## OBJECTIVE
Leave out all pictures. Return exactly the lines from the top of the material through the line containing "- Verdeling NL".

## PROVIDED DATA
# # # #

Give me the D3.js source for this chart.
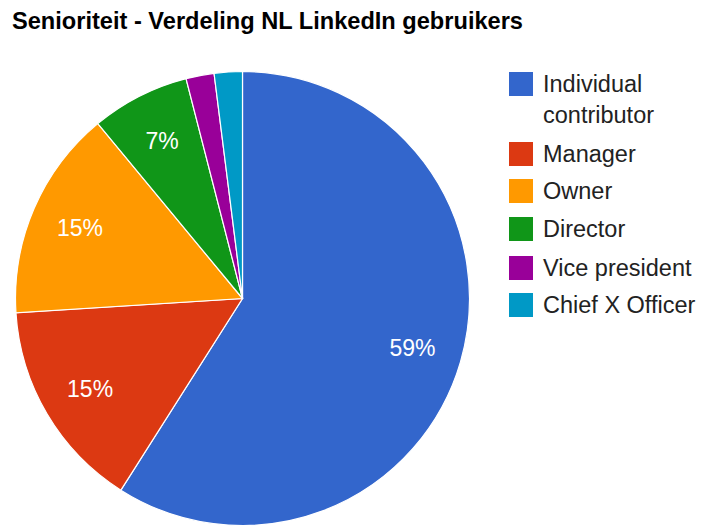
<!DOCTYPE html>
<html><head><meta charset="utf-8">
<script src="https://cdn.jsdelivr.net/npm/d3@7"></script>
<style>body{margin:0;background:#fff}svg{display:block}</style>
</head><body>
<script>
const categories = ["Individual contributor","Manager","Owner","Director","Vice president","Chief X Officer"];
const values = [59,15,15,7,2,2];
const colors = ["#3366cc","#dc3912","#ff9900","#109618","#990099","#0099c6"];
const legendLines = [["Individual","contributor"],["Manager"],["Owner"],["Director"],["Vice president"],["Chief X Officer"]];

const W=702,H=529, cx=242.5, cy=298.5, R=227;
const font = "Arial, 'Liberation Sans', sans-serif";
const svg = d3.select("body").append("svg").attr("width",W).attr("height",H);

svg.append("text").attr("x",12).attr("y",29).attr("font-family",font).attr("font-weight","bold")
  .attr("font-size",24).attr("fill","#000").attr("textLength",511).attr("lengthAdjust","spacingAndGlyphs")
  .text("Senioriteit - Verdeling NL LinkedIn gebruikers");

const data = categories.map((c,i)=>({c,v:values[i],col:colors[i]}));
const pie = d3.pie().value(d=>d.v).sort(null);
const arc = d3.arc().innerRadius(0).outerRadius(R);
const arcs = pie(data);
const g = svg.append("g").attr("transform",`translate(${cx},${cy})`);
g.selectAll("path").data(arcs).join("path").attr("d",arc).attr("fill",d=>d.data.col)
  .attr("stroke","#fff").attr("stroke-width",1.2);
const totalV = d3.sum(values);
const lab = d3.arc().innerRadius(R*0.78).outerRadius(R*0.78);
g.selectAll("text").data(arcs.filter(d=>d.data.v/totalV>=0.05)).join("text")
  .attr("transform",d=>`translate(${lab.centroid(d)})`)
  .attr("text-anchor","middle").attr("dy","0.36em")
  .attr("font-family",font).attr("font-size",23).attr("fill","#fff")
  .text(d=>Math.round(d.data.v/totalV*100)+"%");

const legY = [72,142,179,217,256,293];
const lg = svg.append("g");
data.forEach((d,i)=>{
  lg.append("rect").attr("x",509).attr("y",legY[i]).attr("width",24).attr("height",24).attr("fill",d.col);
  legendLines[i].forEach((t,j)=>{
    lg.append("text").attr("x",543).attr("y",legY[i]+20+j*31).attr("font-family",font)
      .attr("font-size",23.5).attr("fill","#222").text(t);
  });
});
</script>
</body></html>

# # # #

## TASK SOLUTION
Give me the D3.js source for this chart.
<!DOCTYPE html>
<html><head><meta charset="utf-8">
<script src="https://cdn.jsdelivr.net/npm/d3@7"></script>
<style>body{margin:0;background:#fff}svg{display:block}</style>
</head><body>
<script>
const categories = ["Individual contributor","Manager","Owner","Director","Vice president","Chief X Officer"];
const values = [59,15,15,7,2,2];
const colors = ["#3366cc","#dc3912","#ff9900","#109618","#990099","#0099c6"];
const legendLines = [["Individual","contributor"],["Manager"],["Owner"],["Director"],["Vice president"],["Chief X Officer"]];

const W=702,H=529, cx=242.5, cy=298.5, R=227;
const font = "Arial, 'Liberation Sans', sans-serif";
const svg = d3.select("body").append("svg").attr("width",W).attr("height",H);

svg.append("text").attr("x",12).attr("y",29).attr("font-family",font).attr("font-weight","bold")
  .attr("font-size",24).attr("fill","#000").attr("textLength",511).attr("lengthAdjust","spacingAndGlyphs")
  .text("Senioriteit - Verdeling NL LinkedIn gebruikers");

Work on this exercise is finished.